• **Description of the task**: Retype the opening lines of the listing below, ending with the line that contains "t_e3 = [1.8e14, 6.6e-7]", and leave out any pictures.

• **The input**:

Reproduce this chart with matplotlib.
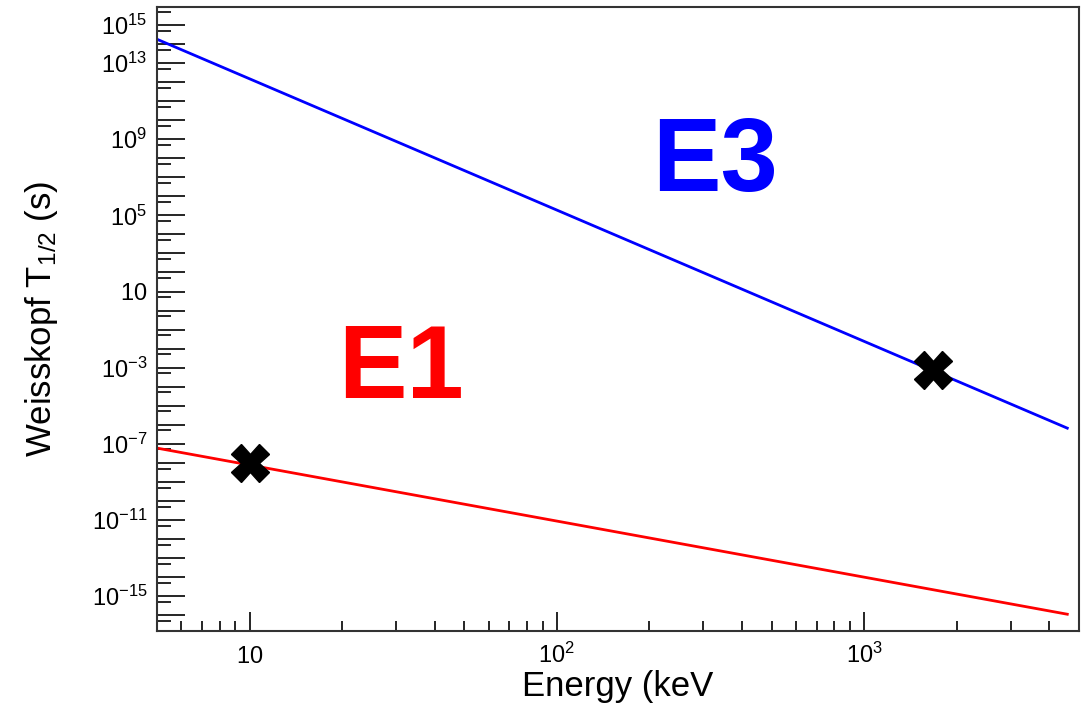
import matplotlib
matplotlib.use("Agg")
import matplotlib.pyplot as plt
from matplotlib.ticker import FixedLocator, FixedFormatter, NullFormatter

plt.rcParams["font.family"] = ["Liberation Sans", "DejaVu Sans"]
plt.rcParams["mathtext.fontset"] = "custom"
plt.rcParams["mathtext.rm"] = "Liberation Sans"
plt.rcParams["mathtext.it"] = "Liberation Sans:italic"
plt.rcParams["mathtext.bf"] = "Liberation Sans:bold"

# Weisskopf estimates (end points of straight log-log lines)
energy = [5, 4580]               # keV
t_e1 = [5.9e-8, 1.1e-16]         # s
t_e3 = [1.8e14, 6.6e-7]          # s

# measured transitions (crosses)
cross_energy = [10, 1680]
cross_t = [1.0e-8, 7.4e-4]

# axis ticks
y_label_exp = [15, 13, 9, 5, 1, -3, -7, -11, -15]
y_major_exp = list(range(-17, 16))
x_major = [10, 100, 1000]
x_major_labels = [r"$\mathregular{10}$", r"$\mathregular{10^{2}}$", r"$\mathregular{10^{3}}$"]
x_minor = [6, 7, 8, 9, 20, 30, 40, 50, 60, 70, 80, 90,
           200, 300, 400, 500, 600, 700, 800, 900, 2000, 3000, 4000]

fig = plt.figure(figsize=(10.83, 7.15), dpi=100)
ax = fig.add_axes([157 / 1083, 1 - 631 / 715, 922 / 1083, 624 / 715])
ax.set_xscale("log")
ax.set_yscale("log")

ax.plot(energy, t_e3, color="#0000ff", lw=2.0)
ax.plot(energy, t_e1, color="#ff0000", lw=2.0)
ax.plot(cross_energy, cross_t, ls="none", marker="X", ms=27, color="black", mec="black")

ax.set_xlim(5, 5000)
ax.set_ylim(10 ** -16.84, 10 ** 15.95)

# y ticks
y_major = [10.0 ** e for e in y_major_exp]
y_labels = []
for e in y_major_exp:
    if e not in y_label_exp:
        y_labels.append("")
    elif e == 1:
        y_labels.append(r"$\mathregular{10}$")
    else:
        y_labels.append(r"$\mathregular{10^{%d}}$" % e)
ax.yaxis.set_major_locator(FixedLocator(y_major))
ax.yaxis.set_major_formatter(FixedFormatter(y_labels))
ax.yaxis.set_minor_locator(FixedLocator([5 * 10.0 ** e for e in range(-18, 16)]))
ax.yaxis.set_minor_formatter(NullFormatter())

# x ticks
ax.xaxis.set_major_locator(FixedLocator(x_major))
ax.xaxis.set_major_formatter(FixedFormatter(x_major_labels))
ax.xaxis.set_minor_locator(FixedLocator(x_minor))
ax.xaxis.set_minor_formatter(NullFormatter())

ax.tick_params(axis="y", which="major", direction="in", length=20, width=1.2,
               pad=7, labelsize=17, right=False)
ax.tick_params(axis="y", which="minor", direction="in", length=10, width=1.2, right=False)
ax.tick_params(axis="x", which="major", direction="in", length=14, width=1.2,
               pad=23, labelsize=17, top=False)
ax.tick_params(axis="x", which="minor", direction="in", length=7, width=1.2, top=False)
for lab in ax.get_xticklabels():
    lab.set_verticalalignment("baseline")

for sp in ax.spines.values():
    sp.set_linewidth(1.5)
    sp.set_color("#333333")

ax.set_xlabel("Energy (keV", fontsize=25)
ax.xaxis.set_label_coords(0.5, -0.062)
ax.set_ylabel(r"Weisskopf T$_{\mathregular{1/2}}$ (s)", fontsize=25)
ax.yaxis.set_label_coords(-0.105, 0.5)

ax.text(0.265, 0.416, "E1", transform=ax.transAxes, color="#ff0000",
        fontsize=74, fontweight="bold", ha="center", va="center")
ax.text(0.605, 0.748, "E3", transform=ax.transAxes, color="#0000ff",
        fontsize=74, fontweight="bold", ha="center", va="center")

fig.savefig("out.png", dpi=100)
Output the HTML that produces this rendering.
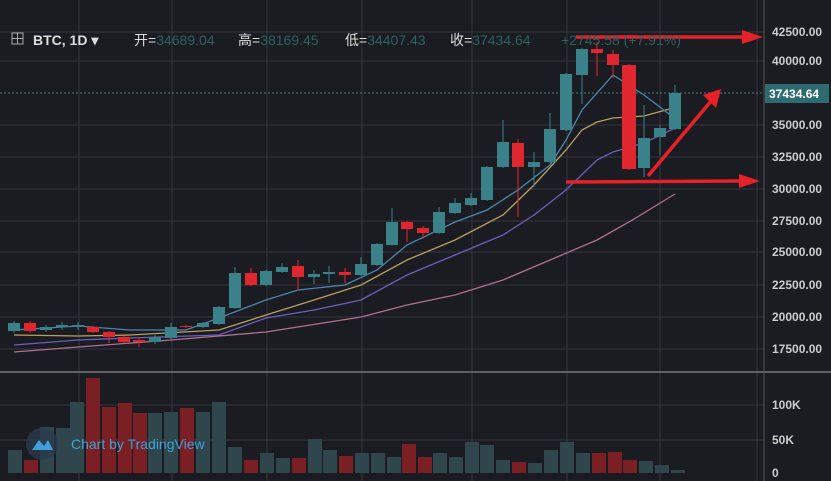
<!DOCTYPE html>
<html><head><meta charset="utf-8"><style>
body{margin:0;background:#1b1c21;}
svg{display:block;font-family:"Liberation Sans","Noto Sans CJK SC",sans-serif;}
</style></head><body>
<svg width="831" height="481" viewBox="0 0 831 481">
<rect width="831" height="481" fill="#1b1c21"/>
<g stroke="#34363f" stroke-width="1">
<line x1="79" y1="0" x2="79" y2="481"/><line x1="172" y1="0" x2="172" y2="481"/>
<line x1="267" y1="0" x2="267" y2="481"/><line x1="362" y1="0" x2="362" y2="481"/>
<line x1="472" y1="0" x2="472" y2="481"/><line x1="567" y1="0" x2="567" y2="481"/>
<line x1="660" y1="0" x2="660" y2="481"/><line x1="757" y1="0" x2="757" y2="481"/>
<line x1="0" y1="32" x2="764" y2="32"/><line x1="0" y1="61" x2="764" y2="61"/>
<line x1="0" y1="125" x2="764" y2="125"/><line x1="0" y1="157" x2="764" y2="157"/>
<line x1="0" y1="189" x2="764" y2="189"/><line x1="0" y1="221" x2="764" y2="221"/>
<line x1="0" y1="252" x2="764" y2="252"/><line x1="0" y1="285" x2="764" y2="285"/>
<line x1="0" y1="317" x2="764" y2="317"/><line x1="0" y1="349" x2="764" y2="349"/>
<line x1="0" y1="405" x2="764" y2="405"/><line x1="0" y1="440" x2="764" y2="440"/>
</g>
<line x1="0" y1="372" x2="831" y2="372" stroke="#777" stroke-width="1.5"/>
<line x1="764" y1="0" x2="764" y2="481" stroke="#555" stroke-width="1"/>
<line x1="0" y1="93" x2="764" y2="93" stroke="#3c7f85" stroke-dasharray="2,2"/>
<g id="vol"></g>
<g fill="none" stroke-width="1.3">
<polyline stroke="#b07090" points="14,352 78,347 171,340 266,332 361,317 407,305 455,295 503,280 550,260 597,240 629,222 675,194"/>
<polyline stroke="#6a5fbf" points="14,345 78,340 130,338 219,335 266,318 314,310 361,300 407,275 455,255 503,235 534,215 566,190 597,160 613,152 644,143 675,128"/>
<polyline stroke="#b8a060" points="14,335 78,336 130,335 219,330 266,315 314,300 361,285 407,260 455,240 503,215 534,185 566,150 582,130 597,122 613,118 644,116 673,108"/>
<polyline stroke="#4a86b0" points="14,330 78,326 130,330 186,330 219,318 266,300 298,290 345,285 377,270 407,245 455,222 487,210 518,190 550,165 566,140 582,110 613,75 644,95 673,117"/>
</g>
<g id="candles"></g>
<g stroke="#e8202a" stroke-width="3.5" fill="#e8202a">
<line x1="576" y1="37" x2="745" y2="37"/><polygon points="742,30 763,37 742,44" stroke="none"/>
<line x1="566" y1="182" x2="742" y2="181"/><polygon points="739,174 760,181 739,188" stroke="none"/>
<line x1="648" y1="176" x2="712" y2="100"/><polygon points="703,95 721,89 716,108" stroke="none"/>
</g>
<g font-size="14">
<rect x="12" y="33" width="11" height="11" fill="none" stroke="#aaa"/>
<line x1="17.5" y1="33" x2="17.5" y2="44" stroke="#aaa"/><line x1="12" y1="38.5" x2="23" y2="38.5" stroke="#aaa"/>
<text x="33" y="45" fill="#ddd" font-weight="bold">BTC, 1D ▾</text>
<text x="134" y="45" fill="#ddd">开=<tspan fill="#2a6262">34689.04</tspan></text>
<text x="238" y="45" fill="#ddd">高=<tspan fill="#2a6262">38169.45</tspan></text>
<text x="345" y="45" fill="#ddd">低=<tspan fill="#2a6262">34407.43</tspan></text>
<text x="450" y="45" fill="#ddd">收=<tspan fill="#2a6262">37434.64</tspan></text>
<text x="561" y="45" fill="#2a6262">+2745.58 (+7.91%)</text>
</g>
<g font-size="12" fill="#ccc" font-weight="bold">
<text x="772" y="36">42500.00</text><text x="772" y="65">40000.00</text>
<text x="772" y="129">35000.00</text><text x="772" y="161">32500.00</text>
<text x="772" y="193">30000.00</text><text x="772" y="225">27500.00</text>
<text x="772" y="256">25000.00</text><text x="772" y="289">22500.00</text>
<text x="772" y="321">20000.00</text><text x="772" y="353">17500.00</text>
<text x="772" y="409">100K</text><text x="772" y="444">50K</text><text x="772" y="477">0</text>
</g>
<rect x="765" y="84" width="64" height="19" fill="#2e6b70"/>
<text x="769" y="98" font-size="12" font-weight="bold" fill="#fff">37434.64</text>
<circle cx="42" cy="444" r="16" fill="#2a3a4c" opacity="0.8"/>
<path d="M32 450 L39 440 L44 446 L48 440 L53 450 Z" fill="#3fa0d8"/>
<text x="71" y="449" font-size="14" fill="#3fa0d8">Chart by TradingView</text>
<script>
var NS="http://www.w3.org/2000/svg";
function el(p,t,a){var e=document.createElementNS(NS,t);for(var k in a)e.setAttribute(k,a[k]);p.appendChild(e);return e;}
var vol=[[15,450,0],[31,460,1],[47,427,0],[63,428,0],[77,402,0],[93,378,1],[109,407,1],[125,403,1],[140,413,1],[155,413,0],[171,412,0],[187,408,1],[203,412,0],[219,402,0],[235,447,0],[251,460,1],[267,453,0],[283,458,0],[299,458,1],[315,439,0],[330,450,0],[346,456,1],[362,453,0],[378,453,0],[394,457,0],[409,444,1],[425,457,1],[440,453,0],[456,457,0],[472,442,0],[487,445,0],[503,460,0],[519,462,1],[535,463,0],[551,450,0],[567,442,0],[583,453,0],[599,453,1],[615,452,1],[630,460,1],[646,461,0],[662,465,0],[678,470,0]];
var vg=document.getElementById("vol");
vol.forEach(function(v){el(vg,"rect",{x:v[0]-7,y:v[1],width:14,height:473-v[1],fill:v[2]?"#7a1f24":"#2f474c"});});
var c=[[14,323,331,321,333,0],[30,323,331,321,333,1],[46,327,330,325,332,0],[62,325,327,322,330,0],[78,325,327,322,330,0],[93,327,332,326,333,1],[109,332,337,331,343,1],[124,337,342,336,343,1],[139,340,342,337,347,1],[155,337,342,335,344,0],[171,327,338,323,339,0],[186,326,327,325,328,1],[203,323,327,322,328,0],[219,307,324,306,325,0],[235,273,308,267,309,0],[251,273,285,268,286,1],[266,271,285,270,286,0],[282,267,272,263,273,0],[298,266,277,260,290,1],[314,274,277,270,284,0],[329,272,274,266,283,0],[345,272,275,268,283,1],[361,264,275,257,276,0],[377,244,265,243,266,0],[392,222,245,208,246,0],[407,222,229,221,242,1],[423,228,233,226,239,1],[439,212,233,207,234,0],[455,203,213,198,214,0],[471,198,205,193,206,0],[487,167,200,166,201,0],[503,142,167,120,168,0],[518,143,167,139,217,1],[534,162,167,152,187,0],[550,129,162,113,163,0],[566,74,130,73,131,0],[582,49,75,48,104,0],[597,49,53,42,76,1],[613,54,65,50,78,1],[629,65,169,64,170,1],[644,138,168,105,177,0],[660,128,137,125,155,0],[675,93,129,85,130,0]];
var cg=document.getElementById("candles");
c.forEach(function(d){var col=d[5]?"#e0262e":"#3a8189";
el(cg,"line",{x1:d[0],x2:d[0],y1:d[3],y2:d[4],stroke:col,"stroke-width":1});
var w=d[0]==629?14:12;
el(cg,"rect",{x:d[0]-w/2,y:d[1],width:w,height:Math.max(1,d[2]-d[1]),fill:col});});
</script>
</svg>
</body></html>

• **Output for this task**:
Reproduce this chart with matplotlib.
import matplotlib
matplotlib.use("Agg")
import matplotlib.pyplot as plt
from matplotlib.ticker import FixedLocator, FixedFormatter, NullFormatter

plt.rcParams["font.family"] = ["Liberation Sans", "DejaVu Sans"]
plt.rcParams["mathtext.fontset"] = "custom"
plt.rcParams["mathtext.rm"] = "Liberation Sans"
plt.rcParams["mathtext.it"] = "Liberation Sans:italic"
plt.rcParams["mathtext.bf"] = "Liberation Sans:bold"

# Weisskopf estimates (end points of straight log-log lines)
energy = [5, 4580]               # keV
t_e1 = [5.9e-8, 1.1e-16]         # s
t_e3 = [1.8e14, 6.6e-7]          # s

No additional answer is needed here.